В те далекие дни нас назвали бы друзьями. Но сейчас в списке утвержденных Конституцией и одобренных к использованию патологий дружба не значилась.

Я поерзал на стуле. Как всегда, после уколов жутко чесалась задница. А свежевыбритые для мнемошлема виски свербели от жирной фуллконтактерной мази.

– Жора, – жалобно попросил я, – давай по-человечески, без этих ваших профессиональных закидонов.

Доктор сморщился.

– Не могу, Вадим, – сказал он. – Я ведь тоже скорректированный. У меня служебная этика в предпрограмме.

– А ты кольнись, – посоветовал я. – А потом мнемонись. Поговорим хоть раз нормально, без программ.

– Социально неадаптированный, – сурово сказал доктор. – Вы в курсе, что предлагаете мне совершить служебный проступок?

– Проступок – не преступление, – пробормотал я. – Плохо мне, Жорка. Даже хуже, чем плохо. Честно говоря, мне полная икебана.

Доктор вздохнул. Поднялся со стула, обошел стол, закрыл изнутри дверь на ключ, а ключ оставил в замке.

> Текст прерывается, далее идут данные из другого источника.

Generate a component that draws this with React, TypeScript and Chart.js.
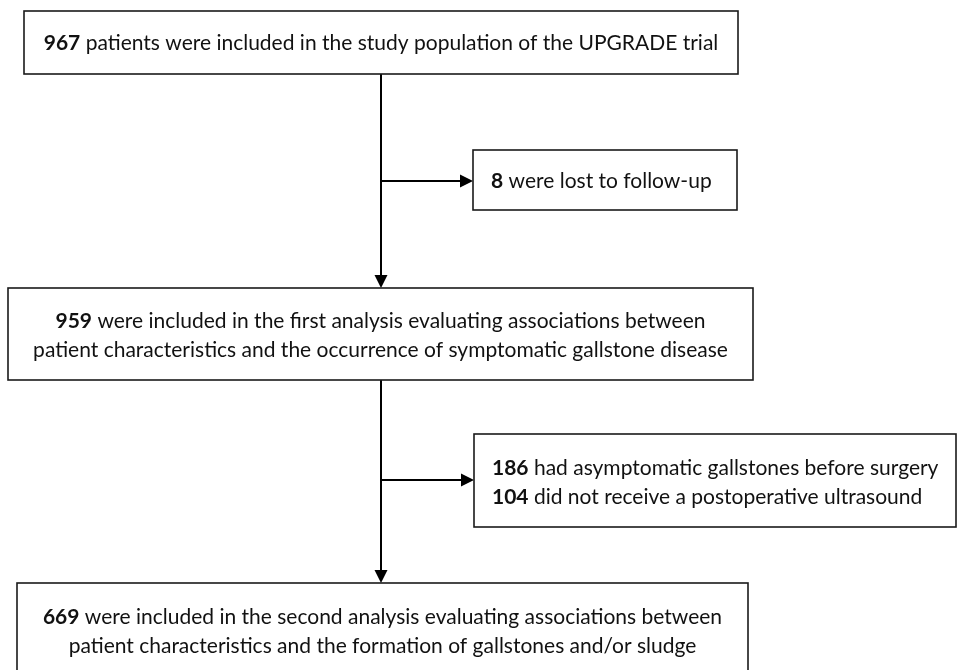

– Подожди немного, – попросил он.

Я встал, подошел к окну и стал через зарешеченное окно смотреть на больничный двор. А потом перевел взгляд на синее-синее небо, которое начинало уже по-вечернему темнеть, обретая особенную глубину красок. Вот так, укололи раз, укололи другой – и день прошел незаметно… Впрочем, какая разница? Утро вечера не лучше. Так я стоял, слушал, как Жорка за моей спиной возится с мнемошлемом, и ни о чем не думал.

– Кофе будешь? – спросил Жорка через какое-то время.

– Буду, – я обернулся. – А выпить нет?

– Вчера все допили.

Жора поднял на меня взгляд. Глаза у него по-прежнему были добрые и усталые, и терпения в них не убавилось. Только прибавилось тоски.

Он сочувствовал мне под психокоррекцией. И теперь, когда коррекция была снята, он по-прежнему сочувствовал мне. И не потому, что знал с детства. Надо полагать, он сочувствовал каждому из своих пациентов.

Мой школьный друг был врачом милостью божьей и очень хорошим психопатологом. Стыдно сказать, в этот миг я ему позавидовал. Потому что у него было прекрасное место в нашем новом мире. В отличие от меня.

– Ну что с тобой делать, Вадик?

Пока я изучал Жорку, он, судя по всему, изучал меня. Нет, все-таки психиатр – это диагноз.

– Не знаю, – сказал я. – Не могу я так. Сил моих больше нет. Какой-то я агрессивный стал, выше заданных параметров. И каждую ночь Валерия снится. Такой снится, как была, когда мы только-только с ней поженились. Помнишь, какие мы были влюбленные? А теперь меня сны-воспоминания изводят, и никакая амнезия их не берет! И ведь наяву я прекрасно помню, что она уже много лет как мужчина, а засну – и вижу ее как тогда, в летнем платьице…

Тут у меня перехватило горло, и несколько минут мы молчали.

– Да, ты ж еще не знаешь, – я криво улыбнулся. – От меня бойфренд ушел. Вместо гея-импотента заделался педофилом. А поскольку я давно вышел из нежного и трепетного возраста… короче, гуд бай, май лав.

– Знаю, – вздохнул Жора. – Я сам твоего Генку корректировал. Это как раз ты не знаешь. Готовится поправка к Конституции. Стабильные семьи скоро перестанут считаться социально приемлемыми. Пришла неофициальная разнарядка на район – не больше пятнадцати процентов постоянных связей, независимо от пола и количества супругов. А также возраста и видовой принадлежности.

– Так что ж ты нас! – Я чуть не закричал, но сдержался. Только кулаки стиснул. – Не мог на ком-нибудь другом отыграться?

– А кого брать? – Доктор посмотрел на меня больными собачьими глазами. – Кого, Вадик? У меня на участке постоянных семей двадцать пять процентов, это же катастрофа! Завотделением в крик, и я его тоже понимаю. Но и ты меня пойми! Вот у меня две девчонки, десять лет вместе, друг без друга жить не могут, все коррекции в комплекте берут – ну, там, садо и мазо, или копрофилия и… ладно, это служебное. Так что мне – их разлучить? А вот еще семейка, там вообще на грани неадаптации, разнополая, трое маленьких детей, все свои собственные… Этих разделить, да?